But urban real estate is only part of the picture. A proper asset map must also include operational commercial assets: transport systems, utilities, ports, airports, public financial institutions, SOEs and other revenue-generating entities.
Only with portfolio visibility can leaders build a portfolio business plan: how public assets should create value, reduce risk, increase fiscal space and strengthen debt sustainability. The sequence is simple: asset map, business plan, professional governance, execution. Establish visibility, decide what the portfolio is for, then create the commercial institutions needed to deliver it. Only then should restructuring, partnerships, listings, concessions or divestitures begin.
Once public commercial and infrastructure assets are visible and professionally governed, they can become part of the region’s financial architecture. Viable SOEs and infrastructure companies can issue bonds or sukuk rather than rely only on sovereign guarantees or state banks. Mature assets can be prepared for initial public offerings, strategic partnerships or transparent concessions. Urban real estate portfolios can support development platforms, housing finance and mortgage markets.

This would deepen capital markets, improve governance and free banks to lend more to productive private firms.

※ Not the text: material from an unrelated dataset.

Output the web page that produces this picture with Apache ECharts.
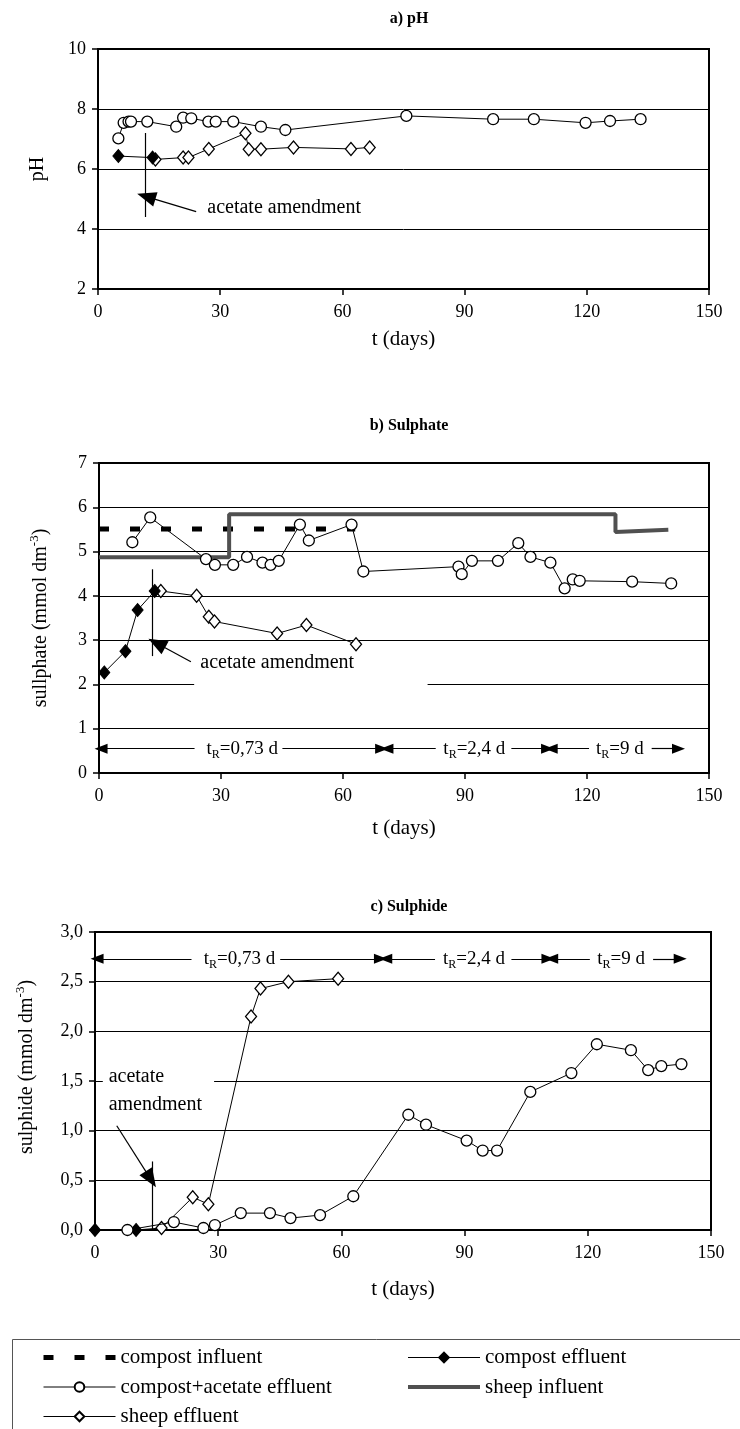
<!DOCTYPE html>
<html><head><meta charset="utf-8">
<script src="https://cdn.jsdelivr.net/npm/echarts@6/dist/echarts.min.js"></script>
<style>html,body{margin:0;padding:0;background:#fff}#c{width:740px;height:1429px}</style>
</head><body><div id="c"></div>
<script>
const FONT = '"Liberation Serif","Times New Roman",serif';

// ---------- tick labels ----------
const xTicks = [0, 30, 60, 90, 120, 150];
const phTicks = [2, 4, 6, 8, 10];
const so4Ticks = [0, 1, 2, 3, 4, 5, 6, 7];
const s2Ticks = [0, 0.5, 1.0, 1.5, 2.0, 2.5, 3.0];

// ---------- a) pH ----------
const phAcetateT = [5.0, 6.3, 7.5, 8.1, 12.1, 19.2, 20.9, 22.9, 27.1, 28.9, 33.2, 40, 46, 75.7, 97, 107, 119.7, 125.7, 133.2];
const phAcetate  = [7.02, 7.54, 7.58, 7.58, 7.58, 7.41, 7.71, 7.69, 7.58, 7.58, 7.58, 7.41, 7.30, 7.77, 7.66, 7.66, 7.54, 7.60, 7.66];
const phCompostT = [5.0, 13.4];
const phCompost  = [6.43, 6.38];
const phSheepT   = [14.1, 20.9, 22.2, 27.2, 36.2, 37, 40, 48, 62.1, 66.7];
const phSheep    = [6.32, 6.38, 6.38, 6.67, 7.19, 6.66, 6.66, 6.72, 6.67, 6.72];

// ---------- b) Sulphate ----------
const so4AcetateT = [8.2, 12.6, 26.3, 28.5, 33.0, 36.4, 40.2, 42.2, 44.2, 49.4, 51.6, 62.1, 65.0, 88.4, 89.2, 91.7, 98.1, 103.1, 106.1, 111.0, 114.5, 116.5, 118.2, 131.1, 140.7];
const so4Acetate  = [5.21, 5.77, 4.83, 4.70, 4.70, 4.88, 4.75, 4.70, 4.79, 5.61, 5.25, 5.61, 4.55, 4.66, 4.49, 4.79, 4.79, 5.19, 4.88, 4.75, 4.17, 4.37, 4.34, 4.32, 4.28];
const so4CompostT = [1.3, 6.5, 9.5, 13.7];
const so4Compost  = [2.27, 2.75, 3.68, 4.11];
const so4SheepT   = [15.2, 24, 27, 28.4, 43.8, 51, 63.2];
const so4Sheep    = [4.11, 4.00, 3.53, 3.42, 3.15, 3.34, 2.91];
const so4CompInfT = [0, 63];
const so4CompInf  = [5.51, 5.51];
const so4SheepInfT = [0, 32, 32, 127, 127, 140];
const so4SheepInf  = [4.87, 4.87, 5.84, 5.84, 5.44, 5.49];

// ---------- c) Sulphide ----------
const s2AcetateT = [7.9, 19.2, 26.4, 29.2, 35.5, 42.6, 47.6, 54.8, 62.9, 76.3, 80.6, 90.5, 94.4, 97.9, 106.0, 116.0, 122.2, 130.5, 134.7, 137.9, 142.8];
const s2Acetate  = [0.00, 0.08, 0.02, 0.05, 0.17, 0.17, 0.12, 0.15, 0.34, 1.16, 1.06, 0.90, 0.80, 0.80, 1.39, 1.58, 1.87, 1.81, 1.61, 1.65, 1.67];
const s2CompostT = [0, 10];
const s2Compost  = [0, 0];
const s2SheepT   = [16.2, 23.8, 27.6, 38.0, 40.3, 47.1, 59.2];
const s2Sheep    = [0.02, 0.33, 0.26, 2.15, 2.43, 2.50, 2.53];

// ---------- residence-time annotation text ----------
const tRLabels = ['0,73 d', '2,4 d', '9 d'];

function pairs(t, v) { return t.map((x, i) => [x, v[i]]); }

const chart = echarts.init(document.getElementById('c'), null, { renderer: 'canvas' });

const grids = [
  { left: 98, top: 49, width: 611, height: 240 },
  { left: 99, top: 463, width: 610, height: 310 },
  { left: 95, top: 932, width: 616, height: 298 }
].map(g => Object.assign(g, { show: true, borderColor: '#000', borderWidth: 2, backgroundColor: 'transparent' }));

function xAxis(i, gap) {
  return {
    gridIndex: i, type: 'value', min: xTicks[0], max: xTicks[xTicks.length - 1], interval: xTicks[1] - xTicks[0],
    name: 't (days)', nameLocation: 'middle', nameGap: gap,
    nameTextStyle: { fontFamily: FONT, fontSize: 21, color: '#000' },
    axisLine: { show: true, onZero: false, lineStyle: { color: '#000', width: 2 } },
    axisTick: { show: true, inside: false, length: 6, lineStyle: { color: '#000', width: 1.5 } },
    axisLabel: { fontFamily: FONT, fontSize: 18, color: '#000', margin: 14 },
    splitLine: { show: false }
  };
}
function yAxis(i, ticks, name, gap, fmt, pad) {
  return {
    gridIndex: i, type: 'value', min: ticks[0], max: ticks[ticks.length - 1], interval: ticks[1] - ticks[0],
    name: name, nameLocation: 'middle', nameGap: gap,
    nameTextStyle: { fontFamily: FONT, fontSize: 20, color: '#000', padding: pad || 0,
      rich: { sup: { fontFamily: FONT, fontSize: 13, color: '#000', verticalAlign: 'top', padding: [0, 0, 12, 0] } } },
    axisLine: { show: true, onZero: false, lineStyle: { color: '#000', width: 2 } },
    axisTick: { show: true, inside: false, length: 6, lineStyle: { color: '#000', width: 1.5 } },
    axisLabel: { fontFamily: FONT, fontSize: 18, color: '#000', margin: 12, formatter: fmt },
    splitLine: { show: true, lineStyle: { color: '#000', width: 1 } }
  };
}

const circleStyle = { symbol: 'circle', symbolSize: 11, itemStyle: { color: '#fff', borderColor: '#000', borderWidth: 1.3 } };
const fDiamond = { symbol: 'diamond', symbolSize: [11, 13], itemStyle: { color: '#000', borderColor: '#000', borderWidth: 1 } };
const oDiamond = { symbol: 'diamond', symbolSize: [11, 13], itemStyle: { color: '#fff', borderColor: '#000', borderWidth: 1.3 } };

function lineSeries(name, i, data, sym, z) {
  return Object.assign({
    name: name, type: 'line', xAxisIndex: i, yAxisIndex: i, data: data,
    showAllSymbol: true, lineStyle: { color: '#000', width: 1 }, z: z || 4, silent: true, animation: false
  }, sym);
}
function sheepData(cT, cV, sT, sV) {
  const d = [{ value: [cT[cT.length - 1], cV[cV.length - 1]], symbol: 'none' }];
  return d.concat(pairs(sT, sV));
}

const series = [];
// a)
series.push(lineSeries('sheep effluent', 0, sheepData(phCompostT, phCompost, phSheepT, phSheep), oDiamond));
series.push(lineSeries('compost effluent', 0, pairs(phCompostT, phCompost), fDiamond, 5));
series.push(lineSeries('compost+acetate effluent', 0, pairs(phAcetateT, phAcetate), circleStyle, 6));
// b)
series.push({ name: 'compost influent', type: 'line', xAxisIndex: 1, yAxisIndex: 1, data: pairs(so4CompInfT, so4CompInf),
  symbol: 'none', lineStyle: { color: '#000', width: 5, type: [10, 21], cap: 'butt' }, itemStyle: { color: '#000' }, z: 3, silent: true, animation: false });
series.push({ name: 'sheep influent', type: 'line', xAxisIndex: 1, yAxisIndex: 1, data: pairs(so4SheepInfT, so4SheepInf),
  symbol: 'none', lineStyle: { color: '#505050', width: 4 }, itemStyle: { color: '#505050' }, z: 3, silent: true, animation: false });
series.push(lineSeries('sheep effluent', 1, sheepData(so4CompostT, so4Compost, so4SheepT, so4Sheep), oDiamond));
series.push(lineSeries('compost effluent', 1, pairs(so4CompostT, so4Compost), fDiamond, 5));
series.push(lineSeries('compost+acetate effluent', 1, pairs(so4AcetateT, so4Acetate), circleStyle, 6));
// c)
series.push(lineSeries('sheep effluent', 2, sheepData(s2CompostT, s2Compost, s2SheepT, s2Sheep), oDiamond));
series.push(lineSeries('compost effluent', 2, pairs(s2CompostT, s2Compost), fDiamond, 5));
series.push(lineSeries('compost+acetate effluent', 2, pairs(s2AcetateT, s2Acetate), circleStyle, 6));

// ---------- annotations ----------
const txt = { fontFamily: FONT, fontSize: 20, color: '#000' };
function seg(a, b, head, size) {
  return [{ coord: a, symbol: 'none' }, { coord: b, symbol: head ? 'triangle' : 'none', symbolSize: size || [10, 13] }];
}
function textPoint(coord, text, pos, extra) {
  return { coord: coord, symbol: 'rect', symbolSize: 1, itemStyle: { color: 'rgba(0,0,0,0)' },
    label: Object.assign({ show: true, position: pos, distance: 0, formatter: text }, txt, extra || {}) };
}
const tRich = { n: { fontFamily: FONT, fontSize: 19, color: '#000' }, s: { fontFamily: FONT, fontSize: 12, color: '#000', padding: [12, 0, 0, 0] } };
function tRAnnot(y) {
  const spans = [[0.5, 23.5, 45.1, 69.5, 35.2], [70.8, 82.8, 101.4, 110.3, 92.3], [111.2, 120.5, 135.9, 142.5, 128.1]];
  const lines = [], pts = [];
  spans.forEach((s, k) => {
    lines.push(seg([s[1], y], [s[0], y], true));
    lines.push(seg([s[2], y], [s[3], y], true));
    pts.push(textPoint([s[4], y], '{n|t}{s|R}{n|=' + tRLabels[k] + '}', 'inside', { rich: tRich }));
  });
  return { lines, pts };
}
function annotSeries(i, lines, pts, areas) {
  const out = [];
  if (areas) out.push({ type: 'line', xAxisIndex: i, yAxisIndex: i, data: [], z: 1, silent: true, animation: false,
    markArea: { silent: true, itemStyle: { color: '#fff' }, data: areas } });
  out.push({ type: 'line', xAxisIndex: i, yAxisIndex: i, data: [], z: 3, silent: true, animation: false,
    markLine: { silent: true, symbol: ['none', 'none'], lineStyle: { color: '#000', width: 1.2, type: 'solid' }, label: { show: false }, data: lines },
    markPoint: { silent: true, data: pts } });
  return out;
}
// a
series.push(...annotSeries(0,
  [seg([11.6, 7.2], [11.6, 4.4]), seg([24.1, 4.58], [11.85, 5.08], true, [15, 19])],
  [textPoint([26.7, 4.7], 'acetate amendment', 'right')]));
// b
const tb = tRAnnot(0.55);
series.push(...annotSeries(1,
  [seg([13.2, 4.6], [13.2, 2.64]), seg([22.6, 2.51], [14.2, 2.93], true, [15, 19])].concat(tb.lines),
  [textPoint([24.8, 2.48], 'acetate amendment', 'right')].concat(tb.pts),
  [[{ coord: [23.4, 1.8] }, { coord: [80.8, 2.2] }]]));
// c
const tc = tRAnnot(2.73);
series.push(...annotSeries(2,
  [seg([13.9, 0.69], [13.9, 0]), seg([5.3, 1.05], [13.6, 0.51], true, [15, 19])].concat(tc.lines),
  [textPoint([3.2, 1.40], 'acetate\namendment', 'right', { lineHeight: 28 })].concat(tc.pts),
  [[{ coord: [1.9, 1.44] }, { coord: [29, 1.56] }]]));

const titleStyle = { fontFamily: FONT, fontSize: 16, fontWeight: 'bold', color: '#000' };
const hidden = { color: 'rgba(0,0,0,0)', borderColor: 'rgba(0,0,0,0)', borderWidth: 0 };
const legendBase = { orient: 'vertical', top: 1347, padding: 0, itemWidth: 72, itemHeight: 12, itemGap: 8.5, selectedMode: false,
  lineStyle: { width: 1 },
  textStyle: { fontFamily: FONT, fontSize: 21, color: '#000', lineHeight: 20 } };

chart.setOption({
  animation: false,
  backgroundColor: '#fff',
  title: [
    { text: 'a) pH', left: 404, top: 6, textAlign: 'center', textStyle: titleStyle },
    { text: 'b) Sulphate', left: 404, top: 413, textAlign: 'center', textStyle: titleStyle },
    { text: 'c) Sulphide', left: 404, top: 894, textAlign: 'center', textStyle: titleStyle }
  ],
  grid: grids,
  xAxis: [xAxis(0, 40), xAxis(1, 45), xAxis(2, 49)],
  yAxis: [
    yAxis(0, phTicks, 'pH', 50),
    yAxis(1, so4Ticks, 'sullphate (mmol dm{sup|-3})', 46),
    yAxis(2, s2Ticks, 'sulphide (mmol dm{sup|-3})', 56, v => v.toFixed(1).replace('.', ','), [0, 0, 0, 28])
  ],
  legend: [
    Object.assign({ left: 41, data: [
      { name: 'compost influent', itemStyle: hidden, lineStyle: { width: 5 } },
      'compost+acetate effluent',
      'sheep effluent'] }, legendBase),
    Object.assign({ left: 406, data: [
      'compost effluent',
      { name: 'sheep influent', itemStyle: hidden, lineStyle: { width: 4 } }] }, legendBase)
  ],
  graphic: [
    { type: 'rect', shape: { x: 12.5, y: 1339.5, width: 760, height: 120 }, style: { fill: 'none', stroke: '#555', lineWidth: 1 }, z: -1 }
  ],
  series: series
});
</script></body></html>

It would also allow governments to bring in private and international capital from knowledge, not desperation.
A regional development bank or investment fund could play an important role, especially where infrastructure must be regional by design: transport, logistics, power, water, energy and digital networks. But a fund is not a strategy. It should finance investable platforms, not compensate for the absence of asset governance.
For the International Monetary Fund, World Bank, regional institutions and Gulf investors, the question should not only be how much money can be mobilised. It should be whether the assets the public sector already owns – and those it must now rebuild – are visible, governable and capable of absorbing, multiplying and sustaining that capital.
The Mena region does not only need reconstruction finance. It needs reconstruction asset governance as the foundation for a regional financial architecture.
The task is to turn the public balance sheet into the backbone of reconstruction, resilience and regional integration — a platform for stronger public net worth, deeper capital markets and long-term recovery.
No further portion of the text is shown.